Very many thanks for your very prompt and detailed replies.

Pity my "holly" is laburnum, sort of earmarked it for a pair of salt and pepper mills!!

Fuzzyturns mentioned a moisture meter, I put one together based on the multimeter design given by matthias  at https://woodgears.ca/lumber/moisture_meter.html, realise it's invasive and only produces results at probe depth (10mm), but to make any sense of it I need a table of resistance-moisture content for UK/European timber similar to that for American timber at www.fpl.fs.fed.us/documnts/fplgtr/fplgtr06.pdf, does anyone know if such tables exist and where?

Alternatively is there a moisture meter that is preferred by members of the forum?

Regards
Terry Lawson

Offline Lazurus

  • platinum
  • *****
  • Posts: 540
Re: Home Dried Timber
« Reply #5 on: August 01, 2016, 01:26:36 PM »
Lidls are currently doing a moisture meter for under a tenner, got to be worth a try?

S.

Where are you located as I am milling some Holly this week?
Living and working on the Norfolk Broads

Terry Lawson

  • Guest
Re: Home Dried Timber
« Reply #6 on: August 01, 2016, 01:49:24 PM »
Steyning, West Sussex

Offline Lazurus

  • platinum
  • *****
  • Posts: 540
Re: Home Dried Timber
« Reply #7 on: August 01, 2016, 02:20:41 PM »
What size holly blanks do you need for the mills and I will see what I have when I mill the holly logs
Living and working on the Norfolk Broads

Terry Lawson

  • Guest
Re: Home Dried Timber
« Reply #8 on: August 01, 2016, 02:38:44 PM »
75x75x400mm but:

I've already made 3 sets (wife and 2 daughters) very recently and don't really need to make any more, it was the colour and grain on the laburnum that attracted me to the project.

However if we can get to a reasonable agreement about getting the timber to me I will take whatever I can get.



 

Offline Paul Hannaby

  • platinum
  • *****
  • Posts: 1149
    • Creative Woodturning
Re: Home Dried Timber
« Reply #9 on: August 01, 2016, 08:09:26 PM »
Bear in mind that laburnum is toxic so perhaps not the best choice for anything in contact with food.

Terry Lawson

  • Guest
Re: Home Dried Timber
« Reply #10 on: August 01, 2016, 08:12:22 PM »
Paul

Thanks, already noted from previous messages in the thread
 

Offline seventhdevil

  • platinum
  • *****
  • Posts: 1522
Re: Home Dried Timber
« Reply #11 on: August 01, 2016, 08:21:33 PM »
once dried it should be fairly inert...   it's the seeds that are the dangerous part of a laburnum and even then you would have to eat loads for any harm to become of you.

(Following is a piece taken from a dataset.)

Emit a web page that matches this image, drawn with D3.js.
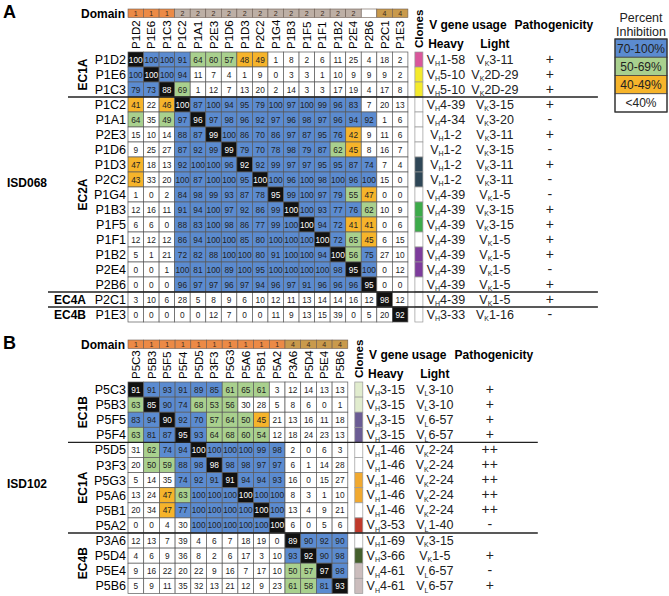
<!DOCTYPE html>
<html><head><meta charset="utf-8">
<script src="https://cdn.jsdelivr.net/npm/d3@7"></script>
<style>body{margin:0;background:#fff}svg{font-family:Arial,"Liberation Sans",sans-serif}</style>
</head><body><svg id="c" width="669" height="596"></svg>
<script>
// ---------------- DATA ----------------
const colsA = ["P1D2","P1E6","P1C3","P1C2","P1A1","P2E3","P1D6","P1D3","P2C2","P1G4","P1B3","P1F5","P1F1","P1B2","P2E4","P2B6","P2C1","P1E3"];
const rowsA = colsA.slice();
const domainA = ["1","1","1","2","2","2","2","2","2","2","2","2","2","2","2","","4","4"];
const groupNamesA = ["EC1A","EC2A","EC4A","EC4B"];
const groupSizesA = [3,13,1,1];
const valuesA = [
 [100,100,100,91,64,60,57,48,49,1,8,2,6,11,25,4,18,2],
 [100,100,100,94,11,7,4,1,9,0,3,3,1,10,9,9,9,2],
 [79,73,88,69,1,12,7,13,20,2,14,3,3,17,19,4,17,8],
 [41,22,46,100,87,100,94,95,79,100,97,100,99,96,83,7,20,13],
 [64,35,49,97,96,97,98,96,92,97,96,98,97,96,94,92,1,6],
 [15,10,14,88,87,99,100,86,70,86,97,87,95,76,42,9,11,6],
 [9,25,27,87,92,99,99,79,70,78,98,79,87,62,45,8,16,7],
 [47,18,13,92,100,100,96,92,92,99,97,97,95,95,87,74,7,4],
 [43,33,20,100,87,100,100,95,100,100,96,100,98,100,96,100,15,0],
 [1,0,2,84,98,99,93,87,78,95,99,100,97,79,55,47,0,0],
 [12,16,11,91,94,100,97,92,86,99,100,100,93,77,76,62,10,9],
 [6,6,0,88,83,100,98,86,77,99,100,100,94,72,41,41,0,6],
 [12,12,12,86,94,100,100,85,80,100,100,100,100,72,65,45,6,15],
 [5,1,21,72,82,88,100,100,80,91,100,100,94,100,56,75,27,10],
 [0,0,1,100,81,100,89,100,95,100,100,100,100,98,95,100,0,12],
 [0,0,0,96,97,97,96,97,94,96,97,91,96,96,96,95,0,0],
 [3,10,6,28,5,8,9,6,10,12,11,13,14,14,16,12,98,12],
 [0,0,0,0,0,12,7,0,0,11,9,13,15,39,0,5,20,92]
];
// cells shaded in a different class than their printed value in the source figure
const shadeOverridesA = [["P1A1","P1C3",50]];
const clonesA = ["a1","a2","a2","","","","","a3","a3","","a4","a4","","a5","a5","","",""];
const heavyA = ["1-58","5-10","5-10","4-39","4-34","1-2","1-2","1-2","1-2","4-39","4-39","4-39","4-39","4-39","4-39","4-39","4-39","3-33"];
const lightA = ["K3-11","K2D-29","K2D-29","K3-15","K3-20","K3-11","K3-15","K3-11","K3-11","K1-5","K3-15","K3-15","K1-5","K1-5","K1-5","K1-5","K1-5","K1-16"];
const pathoA = ["+","+","+","+","-","+","-","+","-","-","+","+","+","+","-","+","+","-"];

const colsB = ["P5C3","P5B3","P5F5","P5F4","P5D5","P3F3","P5G3","P5A6","P5B1","P5A2","P3A6","P5D4","P5E4","P5B6"];
const rowsB = colsB.slice();
const domainB = ["1","1","1","1","1","1","1","1","1","1","4","4","4","4"];
const groupNamesB = ["EC1B","EC1A","EC4B"];
const groupSizesB = [4,6,4];
const valuesB = [
 [91,91,93,91,89,85,61,65,61,3,12,14,13,13],
 [63,85,90,74,68,53,56,30,28,5,8,6,0,1],
 [83,94,90,92,70,57,64,50,45,21,13,16,11,18],
 [63,81,87,95,93,64,68,60,54,12,18,24,23,13],
 [31,62,74,94,100,100,100,100,99,98,2,0,6,3],
 [20,50,59,88,98,98,98,98,97,97,6,1,14,28],
 [5,14,35,74,92,91,91,94,94,93,16,0,15,27],
 [13,24,47,63,100,100,100,100,100,100,8,3,1,10],
 [20,34,47,77,100,100,100,100,100,100,13,4,9,21],
 [0,0,4,30,100,100,100,100,100,100,6,0,5,6],
 [12,13,7,39,4,6,7,18,19,0,89,90,92,90],
 [4,6,9,36,8,2,6,17,3,10,93,92,90,98],
 [9,16,22,20,22,9,16,7,17,10,50,57,97,98],
 [5,9,11,35,32,13,21,12,9,23,61,58,81,93]
];
const shadeOverridesB = [];
const clonesB = ["b1","b1","b2","b2","","","b3","b3","","b4","","b5","b6","b6"];
const heavyB = ["3-15","3-15","3-15","3-15","1-46","1-46","1-46","1-46","1-46","3-53","1-69","3-66","4-61","4-61"];
const lightB = ["L3-10","L3-10","L6-57","L6-57","K2-24","K2-24","K2-24","K2-24","K2-24","L1-40","K3-15","K1-5","L6-57","L6-57"];
const pathoB = ["+","+","+","+","++","++","++","++","++","-","","+","-","+"];

const legendLabels = ["70-100%","50-69%","40-49%","<40%"];
const legendLevels = [70,50,40,0];

// ---------------- STYLE ----------------
const color = d3.scaleThreshold().domain([40,50,70]).range(["#ffffff","#f6b42b","#a9d08e","#5b8bd0"]);
const domainColor = d3.scaleOrdinal().domain(["1","2","4",""]).range(["#ec8a46","#bdafa5","#c99a4c","#ffffff"]);
const cloneColor = d3.scaleOrdinal()
  .domain(["","a1","a2","a3","a4","a5","b1","b2","b3","b4","b5","b6"])
  .range(["#ffffff","#d9579c","#f4ea2c","#2f4757","#3dab4a","#7d3c9c","#e1ecce","#6b5c94","#f1a92f","#c0392b","#445f2c","#cbbdbd"]);

const svg = d3.select("#c");

function gene(sel, chain, rest){
  sel.append("tspan").text("V");
  sel.append("tspan").attr("font-size",7).attr("dy",2.8).text(chain);
  sel.append("tspan").attr("dy",-2.8).text(rest);
}

function panel(o){
  const g = svg.append("g");
  const x = d3.scaleBand().domain(o.cols).range([o.x0, o.x0 + o.cols.length*o.cw]);
  const y = d3.scaleBand().domain(o.rows).range([o.top, o.top + o.rows.length*o.rh]);
  const right = x.range()[1];

  g.append("text").attr("x",3).attr("y",o.domY+8.5).attr("font-size",18).attr("font-weight","bold").text(o.letter);
  g.append("text").attr("x",o.x0-3).attr("y",o.domY+8.5).attr("text-anchor","end")
    .attr("font-size",12).attr("font-weight","bold").text("Domain");
  g.selectAll("rect.dom").data(o.cols).join("rect").attr("class","dom")
    .attr("x",d=>x(d)).attr("y",o.domY).attr("width",x.bandwidth()).attr("height",o.domH)
    .attr("fill",(d,i)=>domainColor(o.domain[i])).attr("stroke","#6a5a50").attr("stroke-width",0.6);
  g.selectAll("text.domt").data(o.cols).join("text").attr("class","domt")
    .attr("x",d=>x(d)+x.bandwidth()/2).attr("y",o.domY+o.domH/2+2.5).attr("text-anchor","middle")
    .attr("font-size",7).attr("fill","#3a2a20").text((d,i)=>o.domain[i]);

  g.selectAll("text.col").data(o.cols).join("text").attr("class","col")
    .attr("transform",d=>`translate(${x(d)+x.bandwidth()/2+4},${o.top-3}) rotate(-90)`)
    .attr("font-size",11.5).text(d=>d);
  g.selectAll("text.row").data(o.rows).join("text").attr("class","row")
    .attr("x",o.x0-2).attr("y",d=>y(d)+y.bandwidth()/2+4.5).attr("text-anchor","end")
    .attr("font-size",12.5).text(d=>d);

  const cells = [];
  o.rows.forEach((r,i)=>o.cols.forEach((c,j)=>{
    const ov = o.over.find(q=>q[0]===r && q[1]===c);
    cells.push({r,c,v:o.values[i][j],diag:r===c,shade:ov?ov[2]:o.values[i][j]});
  }));
  g.selectAll("rect.cell").data(cells).join("rect").attr("class","cell")
    .attr("x",d=>x(d.c)).attr("y",d=>y(d.r)).attr("width",x.bandwidth()).attr("height",y.bandwidth())
    .attr("fill",d=>d.diag?"#111":color(d.shade)).attr("stroke","#5a5a5a").attr("stroke-width",0.7);
  g.selectAll("text.cv").data(cells).join("text").attr("class","cv")
    .attr("x",d=>x(d.c)+x.bandwidth()/2).attr("y",d=>y(d.r)+y.bandwidth()/2+3)
    .attr("text-anchor","middle").attr("font-size",8.3)
    .attr("fill",d=>d.diag?"#fff":"#222").text(d=>d.v);

  const cx = right + 7;
  g.append("text").attr("transform",`translate(${cx+8},${o.top-4}) rotate(-90)`)
    .attr("font-size",11.5).attr("font-weight","bold").text("Clones");
  g.selectAll("rect.cl").data(o.rows).join("rect").attr("class","cl")
    .attr("x",cx).attr("y",d=>y(d)).attr("width",8).attr("height",y.bandwidth())
    .attr("fill",(d,i)=>cloneColor(o.clones[i])).attr("stroke","#999").attr("stroke-width",0.7);

  const hx = right+38, lx = right+87, px = right+142;
  g.append("text").attr("x",right+60).attr("y",o.top-23).attr("text-anchor","middle")
    .attr("font-size",12).attr("font-weight","bold").text("V gene usage");
  g.append("text").attr("x",right+146).attr("y",o.top-23).attr("text-anchor","middle")
    .attr("font-size",12).attr("font-weight","bold").text("Pathogenicity");
  g.append("text").attr("x",hx).attr("y",o.top-4).attr("text-anchor","middle")
    .attr("font-size",12).attr("font-weight","bold").text("Heavy");
  g.append("text").attr("x",lx).attr("y",o.top-4).attr("text-anchor","middle")
    .attr("font-size",12).attr("font-weight","bold").text("Light");
  o.rows.forEach((r,i)=>{
    const yy = y(r)+y.bandwidth()/2+4;
    const th = g.append("text").attr("x",hx).attr("y",yy).attr("text-anchor","middle").attr("font-size",12.5).attr("fill","#222");
    gene(th,"H",o.heavy[i]);
    const tl = g.append("text").attr("x",lx).attr("y",yy).attr("text-anchor","middle").attr("font-size",12.5).attr("fill","#222");
    gene(tl,o.light[i][0],o.light[i].slice(1));
    g.append("text").attr("x",px).attr("y",yy).attr("text-anchor","middle").attr("font-size",14).attr("fill","#222").text(o.patho[i]);
  });

  let acc = 0;
  o.groupNames.forEach((name,k)=>{
    const n = o.groupSizes[k];
    const y0 = o.top + acc*o.rh, y1 = o.top + (acc+n)*o.rh;
    if (n >= 3) {
      g.append("text").attr("transform",`translate(${o.x0-41},${(y0+y1)/2}) rotate(-90)`)
        .attr("text-anchor","middle").attr("font-size",12).attr("font-weight","bold").text(name);
    } else {
      g.append("text").attr("x",o.x0-42).attr("y",(y0+y1)/2+4.5).attr("text-anchor","end")
        .attr("font-size",12).attr("font-weight","bold").text(name);
    }
    if (k>0) {
      const short = n < 3 || o.groupSizes[k-1] < 3;
      g.append("line").attr("x1",short?o.x0-80:o.x0-60).attr("x2",right+190).attr("y1",y0).attr("y2",y0)
        .attr("stroke","#222").attr("stroke-width",1.4);
    }
    acc += n;
  });
  g.append("text").attr("x",7).attr("y",o.isdY).attr("font-size",12).attr("font-weight","bold").text(o.isd);
}

panel({letter:"A",cols:colsA,rows:rowsA,domain:domainA,values:valuesA,over:shadeOverridesA,clones:clonesA,
  heavy:heavyA,light:lightA,patho:pathoA,groupNames:groupNamesA,groupSizes:groupSizesA,
  x0:128,cw:15.55,top:52,rh:15,domY:9,domH:8.5,isd:"ISD068",isdY:187});
panel({letter:"B",cols:colsB,rows:rowsB,domain:domainB,values:valuesB,over:shadeOverridesB,clones:clonesB,
  heavy:heavyB,light:lightB,patho:pathoB,groupNames:groupNamesB,groupSizes:groupSizesB,
  x0:128,cw:15.7,top:382,rh:15.1,domY:340,domH:8.5,isd:"ISD102",isdY:488});

const lg = svg.append("g");
lg.append("text").attr("x",641).attr("y",22).attr("text-anchor","middle").attr("font-size",12.5).attr("fill","#222").text("Percent");
lg.append("text").attr("x",641).attr("y",36).attr("text-anchor","middle").attr("font-size",12.5).attr("fill","#222").text("Inhibition");
const ly = d3.scaleBand().domain(legendLabels).range([39,112]);
lg.selectAll("rect").data(legendLabels).join("rect")
  .attr("x",615).attr("y",d=>ly(d)).attr("width",52).attr("height",ly.bandwidth())
  .attr("fill",(d,i)=>color(legendLevels[i])).attr("stroke","#444").attr("stroke-width",0.8);
lg.selectAll("text.lt").data(legendLabels).join("text").attr("class","lt")
  .attr("x",641).attr("y",d=>ly(d)+ly.bandwidth()/2+4.5).attr("text-anchor","middle")
  .attr("font-size",12).attr("fill","#222").text(d=>d);
lg.append("rect").attr("x",615).attr("y",39).attr("width",52).attr("height",73).attr("fill","none").attr("stroke","#333").attr("stroke-width",1.2);
</script></body></html>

you could always seal the interior with epoxy if you are a bit on the paranoid side about the subject.

Terry Lawson

  • Guest
Re: Home Dried Timber
« Reply #12 on: August 01, 2016, 08:30:26 PM »
Interesting

Suspect won't find many laburnum seeds in the heartwood!

Offline Les Symonds

  • platinum
  • *****
  • Posts: 3273
    • Pren
Re: Home Dried Timber
« Reply #13 on: August 01, 2016, 08:56:49 PM »
...it's the seeds that are the dangerous part of a laburnum ...
Not so, Steve. It is commonly accepted that laburnum should not be palnted in schools and parks becasue children have become ill through eating the seeds, but the whole plant is poisonous.
This quote comes from 'The Poison Garden' website... All parts of the tree are poisonous: roots, bark, wood, leaves, flower-buds, petals, and seedpods.

Les
Education is important, but wood turning is importanter.

Offline bodrighywood

  • platinum
  • *****
  • Posts: 3631
    • Bodrighy Wood
Re: Home Dried Timber
« Reply #14 on: August 01, 2016, 09:12:28 PM »
once dried it should be fairly inert...   it's the seeds that are the dangerous part of a laburnum and even then you would have to eat loads for any harm to become of you.

you could always seal the interior with epoxy if you are a bit on the paranoid side about the subject.

Sorry you are wrong here Steve. There is toxin all parts of the tree. Same with yew and also to some extent iroko. I know that a lot of people thin that the toxin is in only parts of the trees but it isn't. It is predominantly in the seeds but there are residues in all parts of both trees. Most woods have some form of toxin in fact and if you delve deeply you can scare yourself out of using a lot of woods though most are only hazardous in certain circumstances.